(The author is a Reuters Breakingviews columnist. The opinions expressed are her own.)

SAN FRANCISCO   - Donald Trump has only two more months to lash out at China as U.S. president. But his successor, Joe Biden, will also feel the impact of whatever blows the outgoing commander in chief decides to land before he departs in January. The risk is that the president-elect will be left with little room to make his own mark.

Trump vowed to be tough on the People’s Republic, and there’s no reason to think he won’t continue until the end. The White House may expand an executive order barring Americans from buying, selling, or owning securities in Chinese companies linked to the mainland’s military, according to people familiar with the situation. That currently affects 31 companies including China Mobile. By the end of Trump’s term, there may be upwards of 300 names total.

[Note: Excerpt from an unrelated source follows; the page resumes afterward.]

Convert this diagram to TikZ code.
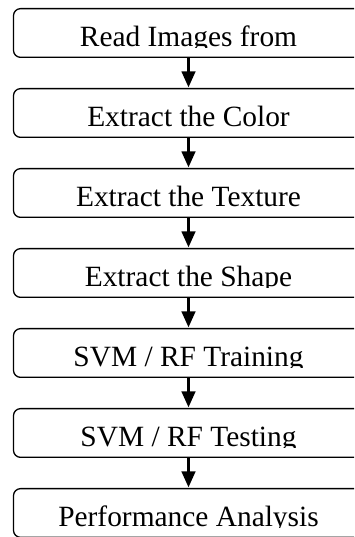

Expanding sanctions is another option. Under a law enacted in July, the U.S. Treasury Department has until Dec. 13 to name foreign banks that do significant business with Hong Kong Chief Executive Carrie Lam and other officials deemed responsible for undermining the region’s autonomy. Those firms could be cut off from loans and other services provided by U.S. banks, in addition to U.S. dollar transactions.

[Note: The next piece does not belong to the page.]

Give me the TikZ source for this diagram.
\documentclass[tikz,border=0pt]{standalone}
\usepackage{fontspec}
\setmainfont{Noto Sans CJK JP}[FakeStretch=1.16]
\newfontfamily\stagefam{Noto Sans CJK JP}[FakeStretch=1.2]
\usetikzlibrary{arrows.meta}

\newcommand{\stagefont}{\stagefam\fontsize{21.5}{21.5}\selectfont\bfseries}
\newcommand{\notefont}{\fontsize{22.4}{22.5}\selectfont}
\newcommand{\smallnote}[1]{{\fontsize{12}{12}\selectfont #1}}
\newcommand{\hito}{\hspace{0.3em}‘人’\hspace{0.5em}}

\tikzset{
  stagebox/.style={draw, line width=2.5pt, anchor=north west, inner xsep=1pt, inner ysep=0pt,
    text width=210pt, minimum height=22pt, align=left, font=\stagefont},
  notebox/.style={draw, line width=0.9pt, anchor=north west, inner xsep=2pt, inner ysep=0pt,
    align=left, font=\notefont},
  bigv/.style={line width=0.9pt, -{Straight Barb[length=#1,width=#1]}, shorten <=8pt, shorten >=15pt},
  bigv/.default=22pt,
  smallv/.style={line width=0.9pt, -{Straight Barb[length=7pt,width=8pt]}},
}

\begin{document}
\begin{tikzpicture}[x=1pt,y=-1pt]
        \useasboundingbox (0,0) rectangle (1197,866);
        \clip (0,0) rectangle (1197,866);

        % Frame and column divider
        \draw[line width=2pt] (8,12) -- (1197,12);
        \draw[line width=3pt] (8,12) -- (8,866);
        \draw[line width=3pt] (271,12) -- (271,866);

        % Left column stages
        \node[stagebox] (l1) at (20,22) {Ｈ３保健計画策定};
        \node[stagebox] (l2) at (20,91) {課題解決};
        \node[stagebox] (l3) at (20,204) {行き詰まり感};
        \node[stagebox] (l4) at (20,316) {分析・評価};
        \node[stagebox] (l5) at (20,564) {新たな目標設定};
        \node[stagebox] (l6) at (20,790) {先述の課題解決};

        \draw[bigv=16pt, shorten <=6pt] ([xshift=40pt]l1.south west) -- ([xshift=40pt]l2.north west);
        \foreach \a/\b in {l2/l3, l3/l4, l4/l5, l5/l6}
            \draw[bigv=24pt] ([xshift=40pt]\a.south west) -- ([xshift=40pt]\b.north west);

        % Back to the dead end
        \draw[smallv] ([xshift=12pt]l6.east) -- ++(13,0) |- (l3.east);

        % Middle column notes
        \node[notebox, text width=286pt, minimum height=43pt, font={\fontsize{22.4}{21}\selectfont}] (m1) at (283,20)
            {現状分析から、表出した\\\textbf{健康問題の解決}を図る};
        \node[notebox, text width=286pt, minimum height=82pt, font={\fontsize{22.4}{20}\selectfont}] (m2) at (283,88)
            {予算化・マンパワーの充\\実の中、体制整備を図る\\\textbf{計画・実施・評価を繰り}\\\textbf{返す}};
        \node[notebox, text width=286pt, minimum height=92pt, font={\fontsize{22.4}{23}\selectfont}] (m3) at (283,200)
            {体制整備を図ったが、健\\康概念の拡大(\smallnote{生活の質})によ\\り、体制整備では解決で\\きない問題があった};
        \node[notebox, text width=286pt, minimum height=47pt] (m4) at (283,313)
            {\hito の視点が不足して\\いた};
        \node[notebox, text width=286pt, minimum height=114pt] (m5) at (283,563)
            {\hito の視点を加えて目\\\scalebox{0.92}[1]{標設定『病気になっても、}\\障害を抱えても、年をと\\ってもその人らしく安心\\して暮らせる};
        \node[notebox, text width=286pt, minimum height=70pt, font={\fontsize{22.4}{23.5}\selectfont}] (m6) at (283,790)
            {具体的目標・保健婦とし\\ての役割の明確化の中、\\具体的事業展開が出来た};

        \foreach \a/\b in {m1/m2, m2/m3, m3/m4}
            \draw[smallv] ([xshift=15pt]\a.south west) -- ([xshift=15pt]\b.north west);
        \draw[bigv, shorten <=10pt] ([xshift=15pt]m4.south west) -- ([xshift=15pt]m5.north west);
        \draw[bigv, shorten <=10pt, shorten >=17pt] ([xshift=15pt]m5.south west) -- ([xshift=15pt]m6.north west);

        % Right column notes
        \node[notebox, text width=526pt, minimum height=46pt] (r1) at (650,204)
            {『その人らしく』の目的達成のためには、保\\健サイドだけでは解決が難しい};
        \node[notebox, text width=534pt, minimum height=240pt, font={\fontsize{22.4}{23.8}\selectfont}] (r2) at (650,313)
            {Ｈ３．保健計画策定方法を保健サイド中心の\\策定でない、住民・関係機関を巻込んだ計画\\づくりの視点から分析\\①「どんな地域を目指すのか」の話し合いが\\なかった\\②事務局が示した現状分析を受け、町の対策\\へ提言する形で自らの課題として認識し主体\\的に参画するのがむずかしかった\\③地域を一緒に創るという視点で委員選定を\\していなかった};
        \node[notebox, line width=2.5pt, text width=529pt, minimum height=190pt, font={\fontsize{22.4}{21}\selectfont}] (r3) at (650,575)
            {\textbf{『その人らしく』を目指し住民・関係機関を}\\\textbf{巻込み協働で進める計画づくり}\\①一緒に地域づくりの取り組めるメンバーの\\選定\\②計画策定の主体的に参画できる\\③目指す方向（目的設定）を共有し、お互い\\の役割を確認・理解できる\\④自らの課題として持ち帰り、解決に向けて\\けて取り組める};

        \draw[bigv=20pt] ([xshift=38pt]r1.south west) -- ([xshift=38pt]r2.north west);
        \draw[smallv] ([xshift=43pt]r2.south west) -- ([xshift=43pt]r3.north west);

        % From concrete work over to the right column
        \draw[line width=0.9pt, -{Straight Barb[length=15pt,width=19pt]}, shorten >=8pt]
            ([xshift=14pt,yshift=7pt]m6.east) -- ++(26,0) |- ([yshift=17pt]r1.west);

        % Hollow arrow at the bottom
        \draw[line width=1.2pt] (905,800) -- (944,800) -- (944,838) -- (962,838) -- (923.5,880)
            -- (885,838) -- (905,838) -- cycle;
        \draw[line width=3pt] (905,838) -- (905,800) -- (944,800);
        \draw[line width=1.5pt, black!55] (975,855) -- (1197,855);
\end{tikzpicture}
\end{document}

Chinese companies listed on U.S. exchanges are also vulnerable. The Securities and Exchange Commission is considering a proposal to bar mainland firms if they don’t use auditors approved by American regulators. Chair Jay Clayton only has a few weeks to kick off the process before he leaves, at some point before the end of the year. Companies already listed would be given three years to comply.

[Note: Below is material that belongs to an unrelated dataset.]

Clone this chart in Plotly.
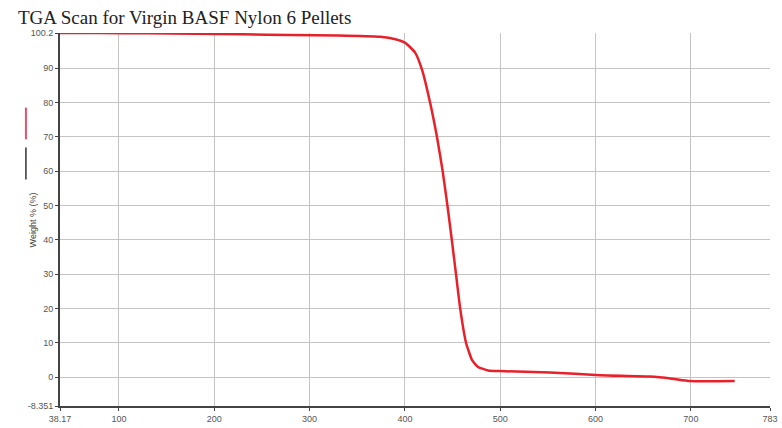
import plotly.graph_objects as go

temperature_c = [38.17, 80, 130, 180, 230, 280, 330, 374, 390, 400, 410.7, 418, 426.4,
                 433.6, 439.6, 444.6, 449.2, 453.6, 458.0, 464.2, 470.5, 476.8, 487.3,
                 500, 552, 604.8, 657, 680, 699, 746]
weight_pct = [100.2, 100.2, 100.1, 100.0, 99.8, 99.6, 99.5, 99.1, 98.4, 97.4, 94.5, 89.5, 80,
              70, 60, 50, 40, 30, 20, 10, 5, 3, 2,
              1.8, 1.4, 0.6, 0.2, -0.4, -1.1, -1.1]

x_tick_vals = [38.17, 100, 200, 300, 400, 500, 600, 700, 783]
x_tick_text = ["38.17", "100", "200", "300", "400", "500", "600", "700", "783"]
y_tick_vals = [-8.351, 0, 10, 20, 30, 40, 50, 60, 70, 80, 90, 100.2]
y_tick_text = ["-8.351", "0", "10", "20", "30", "40", "50", "60", "70", "80", "90", "100.2"]

fig = go.Figure()
fig.add_trace(go.Scatter(x=temperature_c, y=weight_pct, mode="lines",
                         line=dict(color="#e8202a", width=2.5, shape="spline", smoothing=0.5),
                         showlegend=False, hoverinfo="skip"))

fig.update_layout(
    width=782, height=428,
    margin=dict(l=60, r=12, t=33, b=22, autoexpand=False),
    paper_bgcolor="white", plot_bgcolor="white",
    title=dict(text="TGA Scan for Virgin BASF Nylon 6 Pellets", x=0.023, xanchor="left",
               xref="container", yref="container", automargin=False,
               y=0.96, yanchor="middle", pad=dict(l=0, r=0, t=0, b=0),
               font=dict(family="Liberation Serif", size=19, color="#222")),
    xaxis=dict(range=[38.17, 783], tickvals=x_tick_vals, ticktext=x_tick_text,
               showgrid=True, gridcolor="#c4c4c4", gridwidth=1, automargin=False,
               showline=True, linecolor="#444", linewidth=2,
               ticks="outside", ticklen=3, tickcolor="#444",
               tickfont=dict(family="Liberation Sans", size=9, color="#555"), zeroline=False),
    yaxis=dict(range=[-8.351, 100.2], tickvals=y_tick_vals, ticktext=y_tick_text,
               showgrid=True, gridcolor="#c4c4c4", gridwidth=1, automargin=False,
               showline=True, linecolor="#444", linewidth=2,
               ticks="outside", ticklen=3, tickcolor="#444",
               tickfont=dict(family="Liberation Sans", size=9, color="#555"), zeroline=False),
)

# legend-like vertical markers on the left
fig.add_shape(type="line", xref="paper", yref="paper", x0=-0.048, x1=-0.048,
              y0=0.80, y1=0.715, line=dict(color="#e8506a", width=2))
fig.add_shape(type="line", xref="paper", yref="paper", x0=-0.048, x1=-0.048,
              y0=0.693, y1=0.607, line=dict(color="#333", width=1.5))
fig.add_annotation(text="Weight % (%)", xref="paper", yref="paper", x=-0.048, y=0.50,
                   textangle=-90, showarrow=False,
                   font=dict(family="Liberation Sans", size=9, color="#444"))

fig.write_html("out.html", config={"displayModeBar": False},
               post_script="document.body.style.margin='0';document.body.style.overflow='hidden';")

While these crackdowns would hurt investors, they may be tolerable. Chinese politicians, companies, and investors have in theory had plenty of time to anticipate them. The biggest impact Trump could make, though, would be to reignite his tariff war, undoing a fragile truce reached in January. That would likely rattle markets. Such moves in 2018 and 2019 cut equity prices by 6 percentage points for about 3,000 firms, wiping out $1.7 trillion in market value, according to a May study by the National Bureau of Economic Research.

Biden can roll any of these potential moves back. Politically, though, whatever Trump does might box him into a corner. If the new president’s first move is to undo strictures on the People’s Republic, he will face pushback from lawmakers on both sides of the aisle who want the government to be tough on China. As different as Biden is from his predecessor, it may be Trump who sets the tone for the next administration’s relationship with an important trade partner.

CONTEXT NEWS

- The U.S. Treasury Department has until Dec. 13 to submit a report naming foreign financial institutions that knowingly conduct significant transactions with sanctioned individuals deemed responsible for undermining Hong Kong’s autonomy.

- Within one year of being included in such a report, the U.S. president must impose at least some sanctions on those financial institutions, according to the Hong Kong Autonomy Act. Options include restricting loans, foreign exchange and banking transactions with U.S. institutions. A president could also impose similar penalties through an executive order.

(The author is a Reuters Breakingviews columnist. The opinions expressed are her own.)